Pandas column value replace using a dictionary with case insensitive match
I have a replacement dictionary and my conditions as below:
Replace the pandas df values with the replace_dict, also if any value ends with . followed by one or more zeros replace '.'zeros with ''(strip the .0s part)
import pandas as pd
replace_dict = {('True', 'Yes'): '1', ('False', 'No'): '0', '.0': ''}
df = pd.DataFrame(data = ['True','False', 'Yes', 2.0, '2.00000'])
CodePudding user response:
Try using pd.replace: pandas.DataFrame.replace
And replace the tuple with a single key and single value:
Input:
col1
0 True
1 False
2 Yes
3 2.0
4 2.00000
Script:
df['col1'] = df['col1'].astype(str).str.lower()
replace_dict = {'true': 1, 'yes': 1, 'false': 0, 'no': 0, '.0': ''}
df['col1'] = df['col1'].replace(replace_dict)
df
Output:
col1
0 1
1 0
2 1
3 2.0
4 2.00000
If you don't want to change non-relevant rows to lower case, you can try this:
Input:
col1
0 True
1 False
2 Yes
3 2.0
4 2.00000
5 Hey I AM not relevant!
Script:
replace_dict = {'true': 1, 'yes': 1, 'false': 0, 'no': 0, '.0': ''}
mask_relevant_rows = df['col1'].astype(str).str.lower().isin(replace_dict.keys())

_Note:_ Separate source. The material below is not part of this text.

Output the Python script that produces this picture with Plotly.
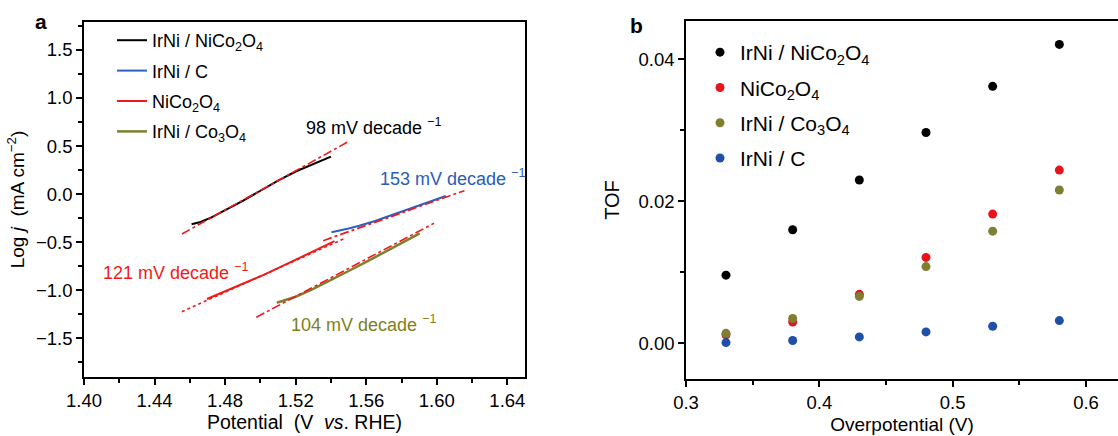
import plotly.graph_objects as go

# ---------------- Panel a data (Tafel plots) ----------------
v_irni_nico = [1.461, 1.466, 1.472, 1.480, 1.490, 1.500, 1.510, 1.520, 1.528, 1.535, 1.540]
l_irni_nico = [-0.314, -0.290, -0.245, -0.170, -0.070, 0.035, 0.140, 0.235, 0.300, 0.350, 0.390]

v_irni_c = [1.5403, 1.545, 1.550, 1.556, 1.565, 1.575, 1.585, 1.595, 1.600, 1.6051]
l_irni_c = [-0.397, -0.380, -0.358, -0.330, -0.280, -0.215, -0.150, -0.085, -0.052, -0.019]

v_nico = [1.4697, 1.475, 1.480, 1.490, 1.500, 1.510, 1.520, 1.530, 1.537, 1.542]
l_nico = [-1.091, -1.050, -1.010, -0.930, -0.855, -0.770, -0.680, -0.590, -0.530, -0.490]

v_irni_co = [1.5093, 1.515, 1.520, 1.530, 1.540, 1.550, 1.560, 1.570, 1.580, 1.5903]
l_irni_co = [-1.130, -1.100, -1.068, -0.985, -0.895, -0.800, -0.705, -0.610, -0.510, -0.408]

# Tafel fit lines (end points)
fit98_v = [1.4555, 1.5492]
fit98_l = [-0.415, 0.540]
fit153_v = [1.5356, 1.6157]
fit153_l = [-0.484, 0.036]
fit121_v = [1.4555, 1.5470]
fit121_l = [-1.223, -0.467]
fit104_v = [1.4977, 1.5984]
fit104_l = [-1.281, -0.303]

# ---------------- Panel b data (TOF) ----------------
overpotential = [0.33, 0.38, 0.43, 0.48, 0.53, 0.58]
tof_irni_nico = [0.0096, 0.0160, 0.0230, 0.0297, 0.0362, 0.0421]
tof_nico = [0.0012, 0.0030, 0.0069, 0.0121, 0.0182, 0.0244]
tof_irni_co = [0.0014, 0.0035, 0.0066, 0.0108, 0.0158, 0.0216]
tof_irni_c = [0.0001, 0.0004, 0.0009, 0.0016, 0.0024, 0.0032]

BLACK = "#000000"
BLUE_A = "#2f5fbf"
RED = "#f01a1a"
OLIVE = "#7f7f30"
BLUE_B = "#1f4fa6"
FONT = "Arial, Liberation Sans, sans-serif"

fig = go.Figure()

# panel a data curves
fig.add_trace(go.Scatter(x=v_irni_nico, y=l_irni_nico, mode="lines", line=dict(color=BLACK, width=2),
                         name="IrNi / NiCo<sub>2</sub>O<sub>4</sub>", legend="legend", legendgroup="a1",
                         xaxis="x", yaxis="y"))
fig.add_trace(go.Scatter(x=v_irni_c, y=l_irni_c, mode="lines", line=dict(color=BLUE_A, width=2),
                         name="IrNi / C", legend="legend", legendgroup="a2", xaxis="x", yaxis="y"))
fig.add_trace(go.Scatter(x=v_nico, y=l_nico, mode="lines", line=dict(color=RED, width=2),
                         name="NiCo<sub>2</sub>O<sub>4</sub>", legend="legend", legendgroup="a3",
                         xaxis="x", yaxis="y"))
fig.add_trace(go.Scatter(x=v_irni_co, y=l_irni_co, mode="lines", line=dict(color=OLIVE, width=2.5),
                         name="IrNi / Co<sub>3</sub>O<sub>4</sub>", legend="legend", legendgroup="a4",
                         xaxis="x", yaxis="y"))

# fit lines
for fv, fl, dash in [(fit98_v, fit98_l, "dashdot"), (fit153_v, fit153_l, "dashdot"),
                     (fit121_v, fit121_l, "dot"), (fit104_v, fit104_l, "dashdot")]:
    fig.add_trace(go.Scatter(x=fv, y=fl, mode="lines", line=dict(color=RED, width=1.6, dash=dash),
                             showlegend=False, hoverinfo="skip", xaxis="x", yaxis="y"))

# panel b markers
for i, (ys, col, nm) in enumerate([(tof_irni_nico, BLACK, "IrNi / NiCo<sub>2</sub>O<sub>4</sub>"),
                                   (tof_nico, "#e8141c", "NiCo<sub>2</sub>O<sub>4</sub>"),
                                   (tof_irni_co, "#7f7f33", "IrNi / Co<sub>3</sub>O<sub>4</sub>"),
                                   (tof_irni_c, BLUE_B, "IrNi / C")]):
    fig.add_trace(go.Scatter(x=overpotential, y=ys, mode="markers", marker=dict(color=col, size=9),
                             name=nm, legend="legend2", legendgroup=f"b{i}", xaxis="x2", yaxis="y2"))

W, H = 1118, 436
axis_common = dict(showline=True, linecolor="black", linewidth=1.5, ticks="outside", ticklen=6,
                   tickwidth=1.5, tickcolor="black", showgrid=False, zeroline=False, automargin=False,
                   tickfont=dict(family=FONT, size=18.5, color="black"))

fig.update_layout(
    width=W, height=H, margin=dict(l=0, r=0, t=0, b=0, autoexpand=False),
    paper_bgcolor="white", plot_bgcolor="white",
    font=dict(family=FONT, color="black"),
    xaxis=dict(domain=[84 / W, 525 / W], range=[1.40, 1.65], tickvals=[1.40, 1.44, 1.48, 1.52, 1.56, 1.60, 1.64],
               tickformat=".2f", mirror=True, anchor="y",
               minor=dict(tickvals=[1.42, 1.46, 1.50, 1.54, 1.58, 1.62], ticks="outside", ticklen=4,
                          tickwidth=1.5, tickcolor="black"),
               title=dict(text="Potential\u00a0\u00a0(V\u00a0\u00a0<i>vs</i>. RHE)", font=dict(size=19.5), standoff=4),
               **axis_common),
    yaxis=dict(domain=[1 - 377.3 / H, 1 - 21.7 / H], range=[-1.906, 1.794],
               tickvals=[-1.5, -1.0, -0.5, 0.0, 0.5, 1.0, 1.5], tickformat=".1f", mirror=True, anchor="x",
               minor=dict(tickvals=[-1.75, -1.25, -0.75, -0.25, 0.25, 0.75, 1.25, 1.75], ticks="outside",
                          ticklen=4, tickwidth=1.5, tickcolor="black"),
               title=dict(text="Log <i>j</i>\u00a0 (mA cm<sup>\u22122</sup>)", font=dict(size=19), standoff=6),
               **axis_common),
    xaxis2=dict(domain=[686 / W, 1.0], range=[0.3, 0.624], tickvals=[0.3, 0.4, 0.5, 0.6], tickformat=".1f",
                mirror=True, anchor="y2",
                minor=dict(tickvals=[0.35, 0.45, 0.55], ticks="outside", ticklen=4, tickwidth=1.5,
                           tickcolor="black"),
                title=dict(text="Overpotential (V)", font=dict(size=19), standoff=6),
                **axis_common),
    yaxis2=dict(domain=[1 - 379 / H, 1 - 21 / H], range=[-0.00503, 0.0454], tickvals=[0.0, 0.02, 0.04],
                tickformat=".2f", mirror=False, anchor="x2",
                minor=dict(tickvals=[0.01, 0.03], ticks="outside", ticklen=4, tickwidth=1.5, tickcolor="black"),
                title=dict(text="TOF", font=dict(size=20), standoff=14),
                **axis_common),
    legend=dict(x=112 / W, y=1 - 22 / H, xanchor="left", yanchor="top", bgcolor="rgba(0,0,0,0)",
                font=dict(family=FONT, size=18, color="black"), tracegroupgap=4, itemwidth=30,
                traceorder="grouped"),
    legend2=dict(x=700 / W, y=1 - 32 / H, xanchor="left", yanchor="top", bgcolor="rgba(0,0,0,0)",
                 font=dict(family=FONT, size=21, color="black"), tracegroupgap=5, itemwidth=30,
                 traceorder="grouped"),
    showlegend=True,
)

# Tafel slope annotations
ann = [
    ("98 mV decade <sup>\u22121</sup>", 1.5247, 0.70, BLACK),
    ("153 mV decade <sup>\u22121</sup>", 1.5666, 0.17, "#2b5cb8"),
    ("121 mV decade <sup>\u22121</sup>", 1.4095, -0.80, RED),
    ("104 mV decade <sup>\u22121</sup>", 1.5160, -1.35, "#7f7f20"),
]
for txt, x, y, c in ann:
    fig.add_annotation(text=txt, x=x, y=y, xref="x", yref="y", xanchor="left", yanchor="middle",
                       showarrow=False, font=dict(family=FONT, size=18, color=c))

fig.add_annotation(text="<b>a</b>", x=33 / W, y=1 - 8 / H, xref="paper", yref="paper", showarrow=False,
                   font=dict(family=FONT, size=21, color="black"))
fig.add_annotation(text="<b>b</b>", x=636 / W, y=1 - 12 / H, xref="paper", yref="paper", showarrow=False,
                   font=dict(family=FONT, size=21, color="black"))

fig.write_html("out.html", config={"displayModeBar": False},
               post_script="document.body.style.margin='0';document.body.style.padding='0';")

df.loc[mask_relevant_rows, 'col1'] = df[mask_relevant_rows]['col1'].astype(str).str.lower().replace(replace_dict)
Output:
col1
0 1
1 0
2 1
3 2.0
4 2.00000
5 Hey I AM not relevant!
Hope it helps
CodePudding user response:
its not a classy solution but `
def rep_val(x):
if x=='True' or x=='Yes':
x=1
return x
elif x=='False' or x=='No':
x=0
return x
elif '.0' in x:
x=''
return x
df.a.astype(str).apply(rep_val)`
CodePudding user response:
df = pd.DataFrame(data=['true', 'TRue','False', 'Yes', '2.0', '2.0000', '.0002',
'A true warrior'],
columns=['col_a'])
replace_dict = {'True': '1', 'Yes': '1', 'False': '0', '.0 $': ''}
keys, values = list(replace_dict.keys()), list(replace_dict.values())
keys = ['^(?i){}$'.format(x) for x in keys]
df['col_b'] = df['col_a'].astype(str).replace(to_replace=keys ,value=values,
regex=True)
df
Output keys = ['^(?i){}$'.format(x) for x in keys]
replaces the exact value (but case insensitive). Look at the first 2 rows and last row
col_a col_b
0 true 1
1 TRue 1
2 False 0
3 Yes 1
4 2.0 2.0
5 2.0000 2.0000
6 .0002 .0002
7 A true warrior A true warrior
Output keys = ['(?i){}'.format(x) for x in keys]
replaces the substring. Look at the first 2 rows and the last row
col_a col_b
0 true 1
1 TRue 1
2 False 0
3 Yes 1
4 2.0 2.0
5 2.0000 2.0000
6 .0002 .0002
7 A true warrior A 1 warrior